> [Exercise]:
Write out the listing, please, but only from its first line through the line containing "const W = 952, H = 627;", exactly as given and without pictures.

────────

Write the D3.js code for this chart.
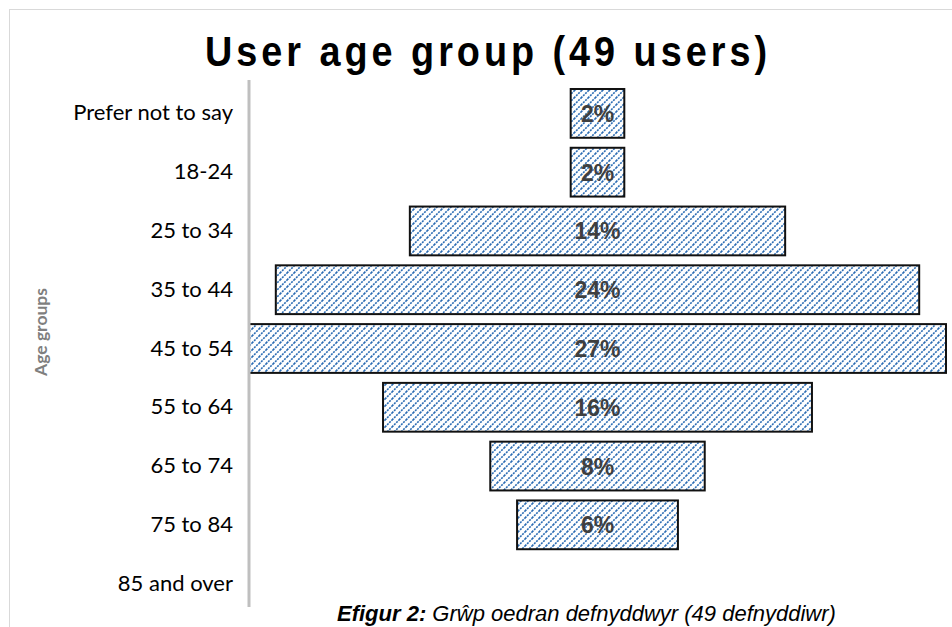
<!DOCTYPE html>
<html>
<head>
<meta charset="utf-8">
<script src="https://cdn.jsdelivr.net/npm/d3@7"></script>
<style>
  html, body { margin: 0; padding: 0; background: #fff; overflow: hidden; }
  svg { display: block; }
</style>
</head>
<body>
<svg id="chart" width="952" height="627"></svg>
<script>
// ---- data ----
const categories = ["Prefer not to say", "18-24", "25 to 34", "35 to 44", "45 to 54", "55 to 64", "65 to 74", "75 to 84", "85 and over"];
const counts = [1, 1, 7, 12, 13, 8, 4, 3, 0];
const totalUsers = 49;
const titleText = "User age group (49 users)";
const yAxisTitle = "Age groups";

const shares = counts.map(c => c / totalUsers);

const svg = d3.select("#chart");
const W = 952, H = 627;

// frame
svg.append("rect").attr("x", 9.5).attr("y", 9.5).attr("width", W + 20).attr("height", H + 20)
  .attr("fill", "#fff").attr("stroke", "#d9d9d9").attr("stroke-width", 1);

// hatch pattern
const defs = svg.append("defs");
const T = 7;
const pat = defs.append("pattern").attr("id", "hatch")
  .attr("patternUnits", "userSpaceOnUse").attr("width", T).attr("height", T);
pat.append("rect").attr("width", T).attr("height", T).attr("fill", "#fff");
pat.append("path").attr("d", `M-1,1 l2,-2 M0,${T} l${T},-${T} M${T-1},${T+1} l2,-2`)
  .attr("stroke", "#2a6bb3").attr("stroke-width", 1.6).attr("stroke-dasharray", "2,1");

// scales
const cx = 597.5;
const x = d3.scaleLinear().domain([0, d3.max(shares)]).range([0, 697]);
const y = d3.scaleBand().domain(categories).range([84, 613]).paddingInner(0.17).paddingOuter(0.085);

// title (condensed glyphs, wide spacing)
const sx = 0.9;
svg.append("g").attr("transform", `translate(486,66) scale(${sx},1)`)
  .append("text").attr("x", 0).attr("y", 0).attr("text-anchor", "middle")
  .attr("font-family", "Liberation Sans, Arial, sans-serif").attr("font-weight", "bold")
  .attr("font-size", 42).attr("textLength", 562 / sx).attr("lengthAdjust", "spacing")
  .attr("fill", "#000").text(titleText);

// bars
const bars = svg.append("g");
categories.forEach((c, i) => {
  if (shares[i] <= 0) return;
  const w = x(shares[i]);
  bars.append("rect")
    .attr("x", cx - w / 2).attr("y", y(c))
    .attr("width", w).attr("height", y.bandwidth())
    .attr("fill", "url(#hatch)").attr("stroke", "#111").attr("stroke-width", 2);
});

// axis line
svg.append("line").attr("x1", 249).attr("x2", 249).attr("y1", 80).attr("y2", 607)
  .attr("stroke", "#bfbfbf").attr("stroke-width", 3);

// category labels via axis
const yAxis = d3.axisLeft(y).tickSize(0).tickPadding(0);
const gAx = svg.append("g").attr("transform", "translate(233,0)").call(yAxis);
gAx.select(".domain").remove();
gAx.selectAll("text").attr("font-family", "Lato, Carlito, sans-serif").attr("font-size", 22)
  .attr("fill", "#000");

// value labels
categories.forEach((c, i) => {
  if (shares[i] <= 0) return;
  svg.append("text").attr("x", cx).attr("y", y(c) + y.bandwidth() / 2 + 8.5)
    .attr("text-anchor", "middle")
    .attr("font-family", "Liberation Sans, Arial, sans-serif").attr("font-weight", "bold")
    .attr("font-size", 23).attr("fill", "#3f3f3f")
    .text(Math.round(shares[i] * 100) + "%");
});

// y axis title
svg.append("text").attr("transform", "translate(47,332) rotate(-90)")
  .attr("text-anchor", "middle").attr("font-family", "Lato, Carlito, sans-serif")
  .attr("font-weight", "bold").attr("font-size", 17.5).attr("fill", "#7f7f7f").text(yAxisTitle);

// caption
const cap = svg.append("text").attr("x", 337).attr("y", 621)
  .attr("font-family", "Liberation Sans, Arial, sans-serif").attr("font-size", 22)
  .attr("font-style", "italic").attr("fill", "#000");
cap.append("tspan").attr("font-weight", "bold").text("Efigur 2:");
cap.append("tspan").text(" Grŵp oedran defnyddwyr (49 defnyddiwr)");
</script>
</body>
</html>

────────

> [Full response]:
Write the D3.js code for this chart.
<!DOCTYPE html>
<html>
<head>
<meta charset="utf-8">
<script src="https://cdn.jsdelivr.net/npm/d3@7"></script>
<style>
  html, body { margin: 0; padding: 0; background: #fff; overflow: hidden; }
  svg { display: block; }
</style>
</head>
<body>
<svg id="chart" width="952" height="627"></svg>
<script>
// ---- data ----
const categories = ["Prefer not to say", "18-24", "25 to 34", "35 to 44", "45 to 54", "55 to 64", "65 to 74", "75 to 84", "85 and over"];
const counts = [1, 1, 7, 12, 13, 8, 4, 3, 0];
const totalUsers = 49;
const titleText = "User age group (49 users)";
const yAxisTitle = "Age groups";

const shares = counts.map(c => c / totalUsers);

const svg = d3.select("#chart");
const W = 952, H = 627;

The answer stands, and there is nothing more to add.